There are merits to both, and you could probably solve this mathematically based on expected number of shots and expected quality per shot given any number of variables. My head is spinning thinking about how you’d actually solve this equation, but given enough familiarity with teams and the right data the math would be easy enough. Solving this equation isn’t my goal with this post, instead I want to see what teams have done and use observable data to see what their strategies are/potentially how they’ve solved the problem for themselves.
To do this, I’ve undertaken two separate analyses. The first is simple enough: what is the likelihood that a shot goes in given the game state at the time of the shot? More simply put: does shot quality correlate with score?

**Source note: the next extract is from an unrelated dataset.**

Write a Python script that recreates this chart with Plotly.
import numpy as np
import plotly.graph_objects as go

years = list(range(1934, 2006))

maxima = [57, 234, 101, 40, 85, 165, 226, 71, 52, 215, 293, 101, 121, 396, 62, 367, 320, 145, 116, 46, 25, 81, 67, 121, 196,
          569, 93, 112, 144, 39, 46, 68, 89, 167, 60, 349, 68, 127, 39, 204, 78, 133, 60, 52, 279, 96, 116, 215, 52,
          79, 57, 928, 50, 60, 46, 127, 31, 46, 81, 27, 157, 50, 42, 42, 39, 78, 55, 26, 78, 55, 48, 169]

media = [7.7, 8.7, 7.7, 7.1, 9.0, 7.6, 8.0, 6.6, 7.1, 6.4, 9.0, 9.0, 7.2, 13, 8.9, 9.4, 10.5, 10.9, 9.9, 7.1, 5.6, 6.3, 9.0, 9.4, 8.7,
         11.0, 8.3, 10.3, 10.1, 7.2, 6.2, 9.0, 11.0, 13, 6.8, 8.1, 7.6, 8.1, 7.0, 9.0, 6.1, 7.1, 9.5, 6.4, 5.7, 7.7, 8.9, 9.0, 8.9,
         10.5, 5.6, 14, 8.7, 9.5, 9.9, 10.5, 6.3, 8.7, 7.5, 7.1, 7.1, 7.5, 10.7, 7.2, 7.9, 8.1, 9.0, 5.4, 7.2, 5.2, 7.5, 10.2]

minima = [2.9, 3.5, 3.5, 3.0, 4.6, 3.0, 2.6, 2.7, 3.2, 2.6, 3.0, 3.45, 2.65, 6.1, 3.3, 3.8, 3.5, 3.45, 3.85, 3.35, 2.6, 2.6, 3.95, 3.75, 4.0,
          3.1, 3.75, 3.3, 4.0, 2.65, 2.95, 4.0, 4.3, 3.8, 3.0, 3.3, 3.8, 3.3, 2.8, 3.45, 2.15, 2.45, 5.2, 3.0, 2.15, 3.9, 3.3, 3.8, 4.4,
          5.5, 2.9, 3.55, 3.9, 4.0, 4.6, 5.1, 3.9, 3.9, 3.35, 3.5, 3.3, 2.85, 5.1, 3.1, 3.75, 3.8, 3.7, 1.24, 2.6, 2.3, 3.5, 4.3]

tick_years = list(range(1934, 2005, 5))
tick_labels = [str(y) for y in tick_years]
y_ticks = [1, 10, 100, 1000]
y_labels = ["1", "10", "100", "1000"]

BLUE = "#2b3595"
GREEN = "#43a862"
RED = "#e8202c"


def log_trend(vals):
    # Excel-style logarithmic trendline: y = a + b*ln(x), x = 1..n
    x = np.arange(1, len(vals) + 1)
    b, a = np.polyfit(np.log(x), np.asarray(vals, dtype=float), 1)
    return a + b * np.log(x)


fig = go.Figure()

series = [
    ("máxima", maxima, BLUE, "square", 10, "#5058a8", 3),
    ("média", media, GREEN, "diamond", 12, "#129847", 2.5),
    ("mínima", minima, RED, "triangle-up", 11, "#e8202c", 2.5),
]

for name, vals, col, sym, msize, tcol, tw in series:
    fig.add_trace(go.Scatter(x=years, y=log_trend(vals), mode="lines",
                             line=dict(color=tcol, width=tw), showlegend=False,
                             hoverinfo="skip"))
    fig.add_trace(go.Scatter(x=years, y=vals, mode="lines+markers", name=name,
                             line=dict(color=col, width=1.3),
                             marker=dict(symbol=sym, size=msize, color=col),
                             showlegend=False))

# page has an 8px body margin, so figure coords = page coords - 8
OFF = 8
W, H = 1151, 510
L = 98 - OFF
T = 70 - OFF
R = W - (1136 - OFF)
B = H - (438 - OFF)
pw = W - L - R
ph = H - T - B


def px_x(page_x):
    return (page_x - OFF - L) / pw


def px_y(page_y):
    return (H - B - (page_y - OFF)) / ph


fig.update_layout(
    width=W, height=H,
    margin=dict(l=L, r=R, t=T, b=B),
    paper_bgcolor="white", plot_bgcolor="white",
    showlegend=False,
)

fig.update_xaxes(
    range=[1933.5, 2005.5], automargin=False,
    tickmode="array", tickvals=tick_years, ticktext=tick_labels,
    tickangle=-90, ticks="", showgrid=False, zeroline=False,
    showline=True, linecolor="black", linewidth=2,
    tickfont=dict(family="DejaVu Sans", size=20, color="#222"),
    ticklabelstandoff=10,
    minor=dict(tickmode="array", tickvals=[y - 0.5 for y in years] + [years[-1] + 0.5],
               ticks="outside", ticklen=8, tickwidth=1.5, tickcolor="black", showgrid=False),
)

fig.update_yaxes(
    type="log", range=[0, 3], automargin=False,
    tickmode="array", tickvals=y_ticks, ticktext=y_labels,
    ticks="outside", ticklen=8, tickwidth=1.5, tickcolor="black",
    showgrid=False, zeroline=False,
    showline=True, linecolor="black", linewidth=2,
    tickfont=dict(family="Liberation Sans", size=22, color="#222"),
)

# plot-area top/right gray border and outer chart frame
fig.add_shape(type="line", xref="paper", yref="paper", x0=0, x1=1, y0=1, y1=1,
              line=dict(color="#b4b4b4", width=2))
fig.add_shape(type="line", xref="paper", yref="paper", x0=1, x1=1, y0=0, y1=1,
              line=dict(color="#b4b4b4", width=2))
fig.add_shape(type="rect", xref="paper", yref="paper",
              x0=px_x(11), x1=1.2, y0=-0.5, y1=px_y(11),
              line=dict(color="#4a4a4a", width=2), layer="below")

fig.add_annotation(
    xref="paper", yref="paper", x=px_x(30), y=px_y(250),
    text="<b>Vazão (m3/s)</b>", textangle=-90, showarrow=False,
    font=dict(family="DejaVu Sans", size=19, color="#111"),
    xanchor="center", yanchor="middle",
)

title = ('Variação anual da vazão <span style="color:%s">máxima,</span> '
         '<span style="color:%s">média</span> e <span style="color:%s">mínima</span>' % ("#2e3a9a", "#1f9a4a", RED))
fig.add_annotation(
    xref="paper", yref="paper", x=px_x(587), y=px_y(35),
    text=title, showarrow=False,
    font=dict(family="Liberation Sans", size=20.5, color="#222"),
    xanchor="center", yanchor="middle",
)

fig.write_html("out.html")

To answer the question, I ran an analysis (full details in the appendix) looking at each shot in the NWSL this season and part of last season1. I calculated the probability that each shot becomes a goal, and compared those probabilities when the score is even, the shooter’s team is one goal ahead/behind, two goals ahead/behind, three goals ahead/behind.
If teams look to catch up by taking lower probability shots when they are behind, we’d expect to see the average shot have a lower expected goal (xG) value the further behind they are, while when they are ahead the average shot would have a higher xG value.
Conversely, if teams look to catch up by taking higher probability shots when they are behind, we’d expect to see the average shot have a higher expected goal (xG) value the further behind they are, while when they are ahead the average shot would have a higher xG value. I present the results of my analysis in the figure below.
The points represent each shot taken, while the y-axis represents the Expected Goal value and the x-axis represents the goal difference at the time the shot was taken. The red boxes represent the average xG value for the shots taken at a given goal difference and the standard error around that average. If you compare the center lines in each box, you can see an upward trajectory from -3 to +3, meaning that teams take lesser quality shots when they are behind and focus on higher quality shots when they are ahead.
My analysis of shot data shows that teams focus on taking whatever shot is available when they are behind, hoping that taking enough lower quality shots will help them get back in the game. There are a number of potential explanations for this, but it seems like teams prefer to take any available shot when they are behind but can be more selective when they are ahead.
Here are the results of my probit regression: my dependent variable was “did the shot result in a goal scored?” and my independent variables are in the left column of the below table. The explanatory variable here is “goal difference” and it is positive and statistically significant (p < 0.05). That indicates goal difference is a significant predictor of likelihood of a goal scoring, and when teams are leading they take higher quality shots.
|Estimate||Std. Error||z value||Pr(>|z|)|
|Distance from Goal||-0.0810||0.0120||-6.74||0.0000|
|Angle to Center of Goal||-0.7620||0.1889||-4.03||0.0001|
|Was the Shot Pressured||-0.2115||0.1306||-1.62||0.1054|
|Direct Free Kick||0.5552||0.3278||1.69||0.0903|
|Assisted from a Corner||-0.0103||0.2471||-0.04||0.9668|
@deepXG mentioned that the causal arrow might be going in the wrong direction: teams taking lower xG shots might be more likely to fall behind so I also wanted to do an analysis within games to show a change within games. I subdivided the data by the final score: winning/losing by 3, 2, and 1 goal, and ties (winning/losing by 0). Most of these final scores didn’t have enough shots across a variety of game states (games that finish in a tie tend to spend most of the game tied, meaning there’s not much variation on the dependent variable to analyze), but I was able to find a pattern among the most extreme results (+/- 3 goals).
For both outcomes, we see the same pattern as in the main analysis (although with more uncertainty because of a relative paucity of data). Expected goal values decrease as teams fall behind/increase as they take the lead. This provides a second level of evidence and a robustness check on the original findings. Figures are presented below.
- I’m collecting these xG values by hand, coding each shot individually. As of now I have weeks 16-20 of the 2015 NWSL season as well as the first 3 weeks of the 2016 season. ↩